The blaming of China goes something like this: With real GDP growth currently hovering near 1.5% in the industrial world, the ongoing vigor of the Chinese economy obviously sticks out -- industrial output up an astonishing 16.9% (y-o-y) in June with exports surging by 32.6%. China is certainly capturing market share in an otherwise sluggish world. The problem is China’s currency peg, goes the common complaint. Tied to the US dollar, it has been given a competitive boost by the greenback’s recent depreciation. And if I’m right and the dollar has a good deal further to go on the downside -- perhaps as much as 20% over the next couple of years -- then most believe that China’s current competitive advantage will become all the more powerful. In this context, the world is nearly unanimous in demanding that China revalue the renminbi in order to relieve a growing source of global tension.


............there is enormous confusion over the character of the so-called Chinese export threat. In my opinion, the world has formed an erroneous impression that newly emerging Chinese companies are capturing global market share with reckless abandon. In fact, nothing could be further from the truth. The real export dynamic in China comes far more from the conscious outsourcing strategies of Western multinationals than from the rapid growth of indigenous Chinese companies. In fact, China’s increasingly powerful export machine has the stamp of America, Europe, and Japan all over it. That’s been true over most of the past decade. Over the 1994 to mid-2003 interval, China’s exports basically tripled from US$121.0 billion to $365.4 billion. It turns out that “foreign-invested enterprises” (FIE) -- Chinese subsidiaries of global multinationals and joint ventures with industrial-world partners -- have accounted for fully 65% of the cumulative increase in total Chinese exports over that period. (Over the most recent 12-month interval, the FIE contribution to China’s 33% export surge was 62%). Not surprisingly, nearly two-thirds of China’s foreign-driven export dynamic since 1994 is traceable to the impact of multinationals alone.

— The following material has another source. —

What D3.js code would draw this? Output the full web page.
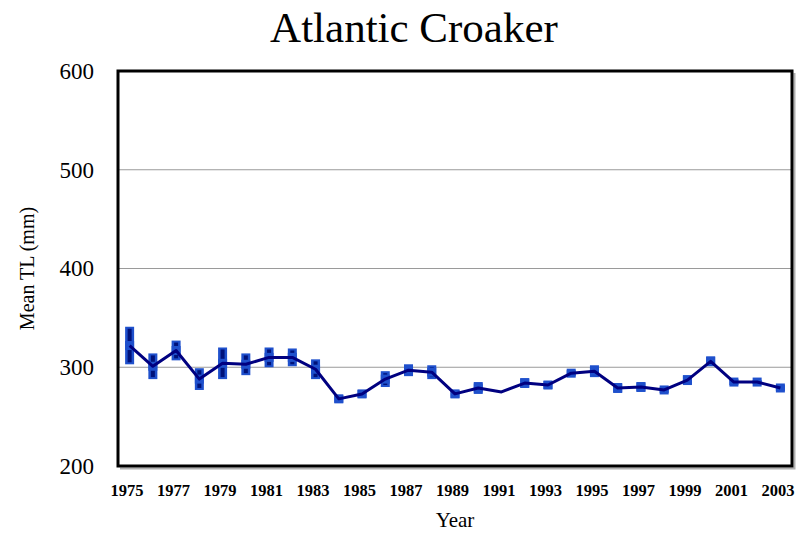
<!DOCTYPE html>
<html>
<head>
<meta charset="utf-8">
<script src="https://cdn.jsdelivr.net/npm/d3@7"></script>
<style>
  body { margin: 0; background: #fff; }
</style>
</head>
<body>
<svg id="chart"></svg>
<script>
var years = d3.range(1975, 2004);
var meanTL = [322, 301, 317, 288, 304, 303, 310, 310, 298, 268, 273, 288, 297, 295, 273,
              279, 275, 284, 282, 294, 296, 279, 280, 277, 287, 306, 285, 285, 279];
var errTL = [18, 12, 9, 10, 15, 10, 9, 8, 9, 3, 3, 7, 5, 6, 3,
             5, 0, 4, 3, 2, 5, 4, 4, 2, 4, 4, 2, 1, 2];
var yTicks = [200, 300, 400, 500, 600];
var xLabels = years.filter(y => y % 2 === 1);

var width = 807, height = 534;
var plot = { left: 118, right: 792, top: 71, bottom: 466 };
var serif = '"Liberation Serif", "Times New Roman", Times, serif';

var svg = d3.select('#chart')
            .attr('width', width)
            .attr('height', height);

var data = years.map((y, i) => ({ year: y, mean: meanTL[i], err: errTL[i] }));

var x = d3.scalePoint()
          .domain(years)
          .range([plot.left, plot.right])
          .padding(0.5);

var y = d3.scaleLinear()
          .domain([200, 600])
          .range([plot.bottom, plot.top]);

// gridlines
svg.append('g')
    .selectAll('line')
    .data(yTicks.slice(1, -1))
    .enter()
    .append('line')
        .attr('x1', plot.left)
        .attr('x2', plot.right)
        .attr('y1', d => y(d))
        .attr('y2', d => y(d))
        .attr('stroke', '#9a9a9a')
        .attr('stroke-width', 1);

// frame shadow + frame
svg.append('path')
    .attr('d', `M${plot.right + 2.5},${plot.top + 2} V${plot.bottom + 2.5} H${plot.left + 2}`)
    .attr('fill', 'none')
    .attr('stroke', '#b0b0b0')
    .attr('stroke-width', 2);
svg.append('rect')
    .attr('x', plot.left)
    .attr('y', plot.top)
    .attr('width', plot.right - plot.left)
    .attr('height', plot.bottom - plot.top)
    .attr('fill', 'none')
    .attr('stroke', '#000')
    .attr('stroke-width', 3);

// y axis labels
var yAxis = d3.axisLeft(y).tickValues(yTicks).tickSize(0).tickPadding(24);
svg.append('g')
    .attr('transform', `translate(${plot.left},0)`)
    .call(yAxis)
    .call(g => g.select('.domain').remove())
    .selectAll('text')
        .style('font-family', serif)
        .style('font-size', '23px')
        .style('fill', '#000');

// x axis labels (sit a little left of the points, as in the original)
var xAxis = d3.axisBottom(x).tickValues(xLabels).tickSize(0).tickPadding(18);
svg.append('g')
    .attr('transform', `translate(-3,${plot.bottom})`)
    .call(xAxis)
    .call(g => g.select('.domain').remove())
    .selectAll('text')
        .style('font-family', serif)
        .style('font-size', '16.5px')
        .style('font-weight', 'bold')
        .style('fill', '#000');

// error bars
var bars = svg.append('g').selectAll('g')
    .data(data.filter(d => d.err > 0))
    .enter()
    .append('g')
        .attr('transform', d => `translate(${x(d.year)},0)`);
bars.append('rect')
    .attr('x', -4.5)
    .attr('width', 9)
    .attr('y', d => y(d.mean + d.err) - 1)
    .attr('height', d => y(d.mean - d.err) - y(d.mean + d.err) + 2)
    .attr('fill', '#1f50cc');
bars.append('rect')
    .attr('x', -2)
    .attr('width', 4)
    .attr('y', d => y(d.mean + d.err) + 1)
    .attr('height', d => Math.max(0, y(d.mean - d.err) - y(d.mean + d.err) - 2))
    .attr('fill', '#00127a');

// markers
svg.append('g').selectAll('rect')
    .data(data.filter(d => d.err > 0))
    .enter()
    .append('rect')
        .attr('x', d => x(d.year) - 4.5)
        .attr('y', d => y(d.mean) - 4.5)
        .attr('width', 9)
        .attr('height', 9)
        .attr('fill', '#1f50cc');

// line
var line = d3.line()
             .x(d => x(d.year))
             .y(d => y(d.mean));
svg.append('path')
    .datum(data)
    .attr('d', line)
    .attr('fill', 'none')
    .attr('stroke', '#000080')
    .attr('stroke-width', 3)
    .attr('stroke-linejoin', 'round');

// titles
svg.append('text')
    .attr('x', 414)
    .attr('y', 42)
    .attr('text-anchor', 'middle')
    .style('font-family', serif)
    .style('font-size', '43px')
    .text('Atlantic Croaker');

svg.append('text')
    .attr('x', (plot.left + plot.right) / 2)
    .attr('y', 527)
    .attr('text-anchor', 'middle')
    .style('font-family', serif)
    .style('font-size', '21px')
    .text('Year');

svg.append('text')
    .attr('transform', `translate(34,${(plot.top + plot.bottom) / 2}) rotate(-90)`)
    .attr('text-anchor', 'middle')
    .style('font-family', serif)
    .style('font-size', '20px')
    .text('Mean TL (mm)');
</script>
</body>
</html>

This is hardly an example of China grabbing market share from the rest of the world. Instead, it is more a by-product of the struggle for competitive survival of high-cost producers in the industrial world. Last year, a record US$52.7 billion of foreign direct investment flowed into China, making the country the largest recipient of FDI in the world. This inflow did not occur under coercion -- it was entirely voluntary. A high-cost industrial world has made a conscious decision that it needs a Chinese-based outsourcing platform for its own competitive survival. A revaluation of the RMB would destabilize the very supply chain that has become so integral to new globalized production models. By putting pressure on the Chinese to change their currency regime, the industrial world is working at cross-purposes -- in effect, squandering the fruits of its own efforts. Fear of the so-called China threat completely misses this critical point. The power of the Chinese export machine is more traceable to “us” than it is to “them.”